Llevo días sin poderme quitar de la cabeza a las mujeres de Afganistán. Sí, lo sé. ¡A buenas horas!, pensarán ustedes con toda la razón. Pues sí, a buenas horas. Y cuando me lo repito, el malestar me asfixia. Y sé que no solo me pasa a mí. A mi alrededor leo y escucho todo el día a personas --casi todas mujeres, tengo que decir-- preguntando angustiadas en las redes sociales cómo pueden ayudar a las mujeres afganas y que estas salgan de su país. Lo preguntan por Facebook, Twitter, por WhatsApp o en persona y son mujeres normales, sin cargos de representación ni de decisión, mujeres que no están en mesas redondas de gabinetes ministeriales, en foros de la Unión Europea o en gobiernos autonómicos que puedan forzar al Gobierno español a abrir sus puertas. Son mujeres angustiadas, solidarias, que quieren saber cómo contribuir a impedir que sus iguales en otra parte del mundo vuelvan a ser, literalmente, enterradas en vida, como lo fueron anteriormente ellas en su país y otras muchas en los suyos --también aquí-- a lo largo de la historia (todavía recuerdo el relato de muchas españolas que narraban cómo temblaban, físicamente también, cuando las tropas franquistas entraban en sus pueblos).

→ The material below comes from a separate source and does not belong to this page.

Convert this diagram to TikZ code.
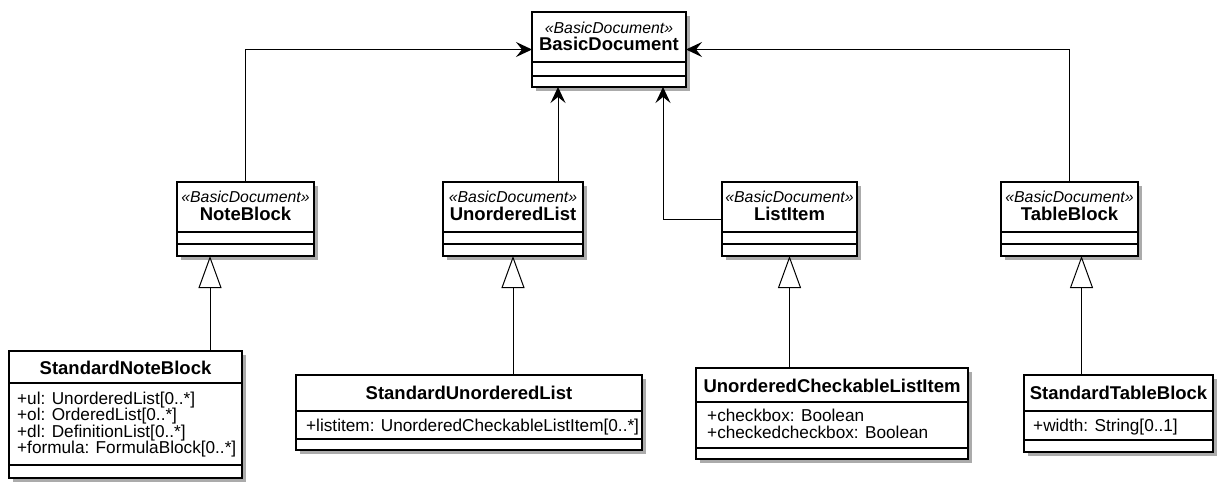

Vivimos cómodamente en países occidentales alejados de lapidaciones y subastas públicas de niñas y adolescentes pero donde permitimos que, como en Kabul, decenas de mujeres sean asesinadas por hombres cada mes. Y no quemamos contenedores ni asaltamos parlamentos pese a que sería lo mínimo que en cualquier país harían los hombres en nuestra situación si la rabia por la opresión y el maltrato no les dejara ni respirar. Nosotras, no. Nosotras ni rompemos nada ni, en la mayoría de las ocasiones, acudimos a las concentraciones o minutos de silencio cuando cae una de nosotras apuñalada por un integrista posesivo. «No puedo porque estoy en el trabajo, me viene fatal por la hora, a la siguiente seguro que no fallo, es indignante como los políticos no hacen nada para frenar esta sangría....» pero la vida sigue y a mí no me toca. Y me pregunto hasta cuándo una puede vivir siguiendo así, sin que no le toque nada. No acuso a nadie, que conste, lo digo por mí misma. Hasta cuándo puedo seguir viviendo así, entre la complacencia y la rabia. Entre hacer y no hacer.

Los soldados de EEUU, el presidente afgano, el personal de las embajadas, los extranjeros, los adinerados ya se han apresurado a salir corriendo para salvar sus vidas del caos que casi siempre ellos mismos han contribuido a generar, pero nosotras, las mujeres, el principal objetivo de los integristas talibanes allí, estamos perdidas. Están perdidas. Sin dinero y con los hijos a cuestas son carne de cañón para los integristas islámicos.

Utilicemos cualquier escaparate que tengamos (redes sociales, grupos de amigos) para sumar gente. Y si todavía así pensamos que es insuficiente, gritemos. Al menos gritemos. Muy alto, muy fuerte y sin cesar. Tantos siglos de silencio algún día se tienen que romper. Que sea ahora. Por ellas y por nosotras.